[luogu2680] 运输计划
题面
很明显, 由于是求最长路的最小值, 我们可以使用二分求解. 我们二分一个长度\(mid\), 将所有使得\(dis(u, v)\)大于\(mid\)的点对\((u, v)\)找出, 设总共有\(m\)条这样的边, 那么我们需要改变的改变边一定是被这\(m\)条边都经过的边, 所以我们只需要找到满足这个要求的长度最大的改变边使得这\(m\)条边中最长的一条减去这一条改变边小于等于\(mid\) 就可以了, 如果没有这样的边就说明\(mid\)小了. 那要怎么找这条改变边呢??? 树上差分就可以了啊, 将边权下放为点权, 让\(cnt[u]++\), \(cnt[v]++\), \(cnt[lca(u, v)] -= 2\)就可以了, 至于某个点被经过的次数就将他子树的累加起来即可.
具体代码
#include <iostream>
#include <cstring>
#include <cstdio>
#include <vector>
#define N 300005
using namespace std;
int n, m, head[N], tot, fa[N], cost[N], road[N], cnt, num[N], vis[N], l, r, mid, ans;
struct node
{
int to, cost, next;
} edge[N << 1];
struct Ask
{
int u, v, lca, dis;
} ask[N];
struct node2
{
int v, id;
};
vector<node2> LCA[N];
inline int read()
{
int x = 0, w = 1;
char c = getchar();
while(c < '0' || c > '9') { if (c == '-') w = -1; c = getchar(); }
while(c >= '0' && c <= '9') { x = x * 10 + c - '0'; c = getchar(); }
return x * w;
}
inline void add(int u, int v, int w) { edge[++tot].to = v; edge[tot].cost = w; edge[tot].next = head[u]; head[u] = tot; }
int find(int x) { return fa[x] == x ? x : fa[x] = find(fa[x]); }
void tarjan(int u, int ff)
{
vis[u] = 1;
for(int i = head[u]; i; i = edge[i].next)
{
int v = edge[i].to; if(v == ff) continue;
cost[v] = edge[i].cost; road[v] = road[u] + edge[i].cost;
tarjan(v, u); fa[v] = u;
}
for(int i = 0; i < (int) LCA[u].size(); i++)
if(vis[LCA[u][i].v] && !ask[LCA[u][i].id].lca)

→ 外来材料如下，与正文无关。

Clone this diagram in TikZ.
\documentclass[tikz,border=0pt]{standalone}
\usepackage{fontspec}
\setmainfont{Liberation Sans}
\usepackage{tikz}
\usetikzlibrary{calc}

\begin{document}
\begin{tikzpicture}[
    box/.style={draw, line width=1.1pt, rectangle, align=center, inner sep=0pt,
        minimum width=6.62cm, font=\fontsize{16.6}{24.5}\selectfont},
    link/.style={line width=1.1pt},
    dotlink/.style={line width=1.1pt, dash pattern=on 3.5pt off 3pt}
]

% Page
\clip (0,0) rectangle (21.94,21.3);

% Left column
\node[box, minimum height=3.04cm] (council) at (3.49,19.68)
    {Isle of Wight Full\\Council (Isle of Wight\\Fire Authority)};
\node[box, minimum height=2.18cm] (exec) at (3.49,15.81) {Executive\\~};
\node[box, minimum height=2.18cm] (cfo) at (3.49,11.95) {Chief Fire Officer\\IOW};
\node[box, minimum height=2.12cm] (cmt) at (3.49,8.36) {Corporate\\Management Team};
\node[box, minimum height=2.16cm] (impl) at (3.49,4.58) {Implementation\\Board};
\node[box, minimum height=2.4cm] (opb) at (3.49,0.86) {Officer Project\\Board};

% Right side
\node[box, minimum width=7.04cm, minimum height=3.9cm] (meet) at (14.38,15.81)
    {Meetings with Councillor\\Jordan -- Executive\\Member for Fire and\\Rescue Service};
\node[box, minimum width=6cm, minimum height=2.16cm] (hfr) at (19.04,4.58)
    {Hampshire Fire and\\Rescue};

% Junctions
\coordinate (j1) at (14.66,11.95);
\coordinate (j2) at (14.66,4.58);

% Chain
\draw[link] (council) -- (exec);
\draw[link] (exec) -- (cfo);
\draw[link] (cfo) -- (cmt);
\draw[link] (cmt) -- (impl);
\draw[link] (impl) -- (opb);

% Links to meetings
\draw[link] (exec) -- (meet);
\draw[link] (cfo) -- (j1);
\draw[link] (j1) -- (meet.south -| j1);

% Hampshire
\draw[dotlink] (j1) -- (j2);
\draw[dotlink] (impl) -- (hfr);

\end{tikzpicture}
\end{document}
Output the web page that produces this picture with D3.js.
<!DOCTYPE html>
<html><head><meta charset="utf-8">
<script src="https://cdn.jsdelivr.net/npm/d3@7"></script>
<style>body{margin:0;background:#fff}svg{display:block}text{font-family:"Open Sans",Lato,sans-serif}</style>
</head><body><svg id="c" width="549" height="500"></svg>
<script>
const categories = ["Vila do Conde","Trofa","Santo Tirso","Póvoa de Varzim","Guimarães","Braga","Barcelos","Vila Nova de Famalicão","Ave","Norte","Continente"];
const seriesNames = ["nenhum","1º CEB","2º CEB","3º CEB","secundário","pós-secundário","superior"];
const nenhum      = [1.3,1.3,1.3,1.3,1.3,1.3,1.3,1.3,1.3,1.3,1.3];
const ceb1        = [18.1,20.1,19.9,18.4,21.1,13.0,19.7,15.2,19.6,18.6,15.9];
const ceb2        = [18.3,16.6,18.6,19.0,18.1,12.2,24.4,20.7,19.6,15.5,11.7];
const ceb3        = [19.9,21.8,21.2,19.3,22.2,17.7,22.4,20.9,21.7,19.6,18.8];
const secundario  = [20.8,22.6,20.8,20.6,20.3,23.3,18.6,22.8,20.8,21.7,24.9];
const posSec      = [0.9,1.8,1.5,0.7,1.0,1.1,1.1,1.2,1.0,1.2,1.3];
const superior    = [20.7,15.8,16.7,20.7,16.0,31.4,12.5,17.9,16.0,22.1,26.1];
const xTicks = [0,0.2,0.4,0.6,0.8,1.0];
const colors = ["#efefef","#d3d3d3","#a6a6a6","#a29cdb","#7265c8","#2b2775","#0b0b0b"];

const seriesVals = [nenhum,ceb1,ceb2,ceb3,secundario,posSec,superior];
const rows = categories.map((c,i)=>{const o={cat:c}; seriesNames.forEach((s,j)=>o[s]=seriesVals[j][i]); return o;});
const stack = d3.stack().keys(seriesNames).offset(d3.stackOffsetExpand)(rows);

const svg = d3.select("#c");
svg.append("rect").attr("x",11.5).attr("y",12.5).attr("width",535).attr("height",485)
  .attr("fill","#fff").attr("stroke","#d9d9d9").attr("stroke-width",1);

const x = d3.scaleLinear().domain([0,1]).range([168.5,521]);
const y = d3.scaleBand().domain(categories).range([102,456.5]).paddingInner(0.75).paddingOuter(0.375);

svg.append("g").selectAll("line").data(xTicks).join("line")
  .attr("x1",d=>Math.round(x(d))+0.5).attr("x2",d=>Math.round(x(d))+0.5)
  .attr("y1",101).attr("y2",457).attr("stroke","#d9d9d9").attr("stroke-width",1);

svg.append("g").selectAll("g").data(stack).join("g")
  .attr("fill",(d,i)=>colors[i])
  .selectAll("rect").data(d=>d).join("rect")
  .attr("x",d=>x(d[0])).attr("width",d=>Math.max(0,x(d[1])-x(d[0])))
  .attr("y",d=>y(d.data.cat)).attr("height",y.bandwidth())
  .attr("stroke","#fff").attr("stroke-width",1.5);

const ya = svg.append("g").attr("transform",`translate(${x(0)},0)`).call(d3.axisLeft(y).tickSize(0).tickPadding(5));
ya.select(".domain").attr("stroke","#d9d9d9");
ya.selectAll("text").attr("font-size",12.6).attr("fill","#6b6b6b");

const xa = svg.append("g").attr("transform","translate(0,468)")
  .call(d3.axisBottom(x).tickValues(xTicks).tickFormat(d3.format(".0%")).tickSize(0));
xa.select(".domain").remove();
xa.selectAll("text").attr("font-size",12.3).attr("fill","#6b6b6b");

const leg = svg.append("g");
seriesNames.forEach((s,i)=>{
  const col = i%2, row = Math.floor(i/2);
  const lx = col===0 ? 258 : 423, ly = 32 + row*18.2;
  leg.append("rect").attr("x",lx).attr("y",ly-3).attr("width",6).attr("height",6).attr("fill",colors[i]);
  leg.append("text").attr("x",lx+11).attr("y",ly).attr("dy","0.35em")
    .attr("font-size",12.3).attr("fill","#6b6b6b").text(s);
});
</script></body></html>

ask[LCA[u][i].id].lca = find(LCA[u][i].v);
}
void dfs(int u, int fa)
{
for(int i = head[u]; i; i = edge[i].next)
{
int v = edge[i].to; if(v == fa) continue;
dfs(v, u); num[u] += num[v];
}
}
bool check(int mid)
{
memset(num, 0, sizeof(num));
int mx = -1, sum = 0;
for(int i = 1; i <= m; i++)
if(ask[i].dis > mid) { sum++; mx = max(mx, ask[i].dis); num[ask[i].u]++; num[ask[i].v]++; num[ask[i].lca] -= 2; }
dfs(1, 0);
for(int i = 1; i <= n; i++)
if(num[i] >= sum && mx - cost[i] <= mid) return 1;
return 0;
}
int main()
{
n = read(); m = read();
for(int i = 1; i <= n; i++) fa[i] = i;
for(int i = 1; i < n; i++)
{
int u = read(), v = read(), w = read();
add(u, v, w); add(v, u, w);
}
for(int i = 1; i <= m; i++)
{
ask[i].u = read(); ask[i].v = read();
LCA[ask[i].u].push_back((node2){ ask[i].v, i });
LCA[ask[i].v].push_back((node2){ ask[i].u, i });
}
tarjan(1, 0);
for(int i = 1; i <= m; i++)
{
r = max(r, road[ask[i].u] + road[ask[i].v] - road[ask[i].lca] * 2);
ask[i].dis = road[ask[i].u] + road[ask[i].v] - road[ask[i].lca] * 2;
}
ans = r;
while(l <= r)
{
mid = (l + r) >> 1;
if(check(mid)) { ans = mid; r = mid - 1; }
else l = mid + 1;
}
printf("%d\n", ans);
return 0;
}